Welche Gesetzesverstösse haben die Velofahrenden denn zu verantworten gehabt? Mehr als die Hälfte der Gebüssten missachteten das Rotlicht. Einverstanden und ohne Einschränkung ein schwerwiegender Gesetzesverstoss (hier hat es kein Ironie-Smiley, weil dies wirklich nicht ironisch gemeint ist – Rotlicht ist und bleibt Rotlicht, auch für Velofahrende). Sind hier auch jene mitgezählt, die von der Rudolf-Brun-Brücke nach rechts in den Limmatquai abbiegen? Zu beachten wäre dabei, dass Rechtsabbiegen bei Rotlicht an vielen Orten (leider nicht in Zürich) für Velofahrende gestattet ist.

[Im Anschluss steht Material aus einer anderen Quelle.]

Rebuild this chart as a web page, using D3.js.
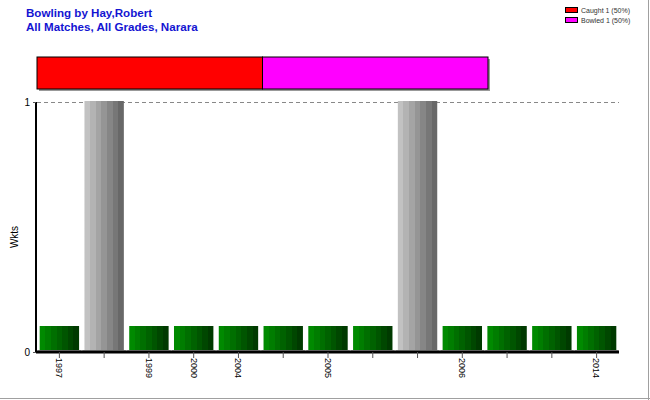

Als weitere Illustration der «Velo-vergessen»-Verkehrtplanung: Falls Velofahrende, welche das Limmatquai abwärts fahren, vorschriftsgemäss hinter dem Tram bei der Haltestelle Rudolf-Brun-Brücke warten, die Kreuzung überqueren können, dauert es in der Regel mehrere Minuten: Zuerst ist die Haltestellezeit abzuwarten, dann die Tramwartezeit bis zum grünen Signal (welches bereits während der Tramdurchfahrt auf Rot wechselt). Die Rotphase nach der Tramdurchfahrt ist selbst für Zürcher Verhältnisse extrem lang. Nochmals: dies alles legitimiert nicht dazu, dass Velofahrende Rotlichter überfahren, aber diese Verkehrsführung ist als schikanös und alles andere als velofreundlich zu bezeichnen. Nach bald vierzig Jahren vorgeblicher Veloförderung sind an dieser Stelle deutlich bessere Lösungen möglich! Das Überfahren der Sicherheitslinie (vor allem zum Überholen des wartenden Trams, um eine Grünphase früher weiterfahren zu können), ist im Grundsatz ebenfalls indiskutabel – auch hier sind, siehe oben, bessere verkehrstechnische Lösungen möglich.
Mit diesen beiden Verhaltensweisen sind bereits 7/8 der Gesetzesverstösse erklärt – objektiverweise handelt es sich nicht um undisziplinierte Velofahrende, sondern um die direkte Folge einer untauglichen Verkehrsführung.
Völlig unverständlich ist das letzte Achtel der ausgesprochenen Bussen: Da an vielen, durchaus vergleichbaren Stellen (z.B. Löwenplatz) das Fahren auf dem Trottoir für Velofahrende vorgeschrieben ist, ist nicht erkennbar, warum dies an dieser Stelle nicht zulässig sein soll. P.S. Ich bin kategorisch der Ansicht, dass Velofahrende auf dem Trottoir nichts zu suchen haben, weil es für alle Beteiligten eine Zumutung ist, wenn zu Fuss gehende und Velofahrende den Verkehrsraum teilen müssen, während Autofahrende übermässig Platz beanspruchen können, aber das ist eine andere Frage.
Dieser Beitrag hat eine grundsätzliche Haltung zum Velofahren: Velofahren ist eine nachhaltiges, zukunftsfähige Form des Unterwegsseins, des Verkehrs – im Gegensatz etwa zum heutigen Autoverkehr. Es ist alles daran zu setzen, dass Velofahrende gesetzeskonform und gleichzeitig zügig unterwegs sein können (dieser Anspruch gilt ausdrücklich für Autofahrende nicht). Die aktuelle Situation in Zürich nicht nur am Limmatquai entspricht dieser velofreundlichen Anforderung nicht. Da ist einiges an Nachbesserungen erforderlich. Die Bedürfnisse und Ansprüche der Velofahrende müssen bei Planung, Realisierung und Betrieb von verkehrstechnischen Massnahmen mit hoher Priorität berücksichtigt werden – auch dann, wenn dies zu Einschränkungen für den MIEF, sorry MIV führt.
Warum bin ich als legalistischer Velofahrer unterwegs? Ganz einfach darum, weil ich davon ausgehe, dass der Staat möglichst rasch auch die gesetzlichen Vorschriften in den Bereichen Luftreinhaltung, Lärmschutz und Klimaschutz einhält (was er zwar nicht tut).
P.S. Im Sinne der Transparenz: Ich bin am 22. April 2015 nicht mit dem Velo über das Limmatquai gefahren, bin also nicht in die Verkehrskontrolle geraten. Selbst wenn ich am Limmatquai unterwegs gewesen wäre an diesem Tag, hätte ich als legalistischer Velofahrer keinen der Gesetzesvorstösse begangen.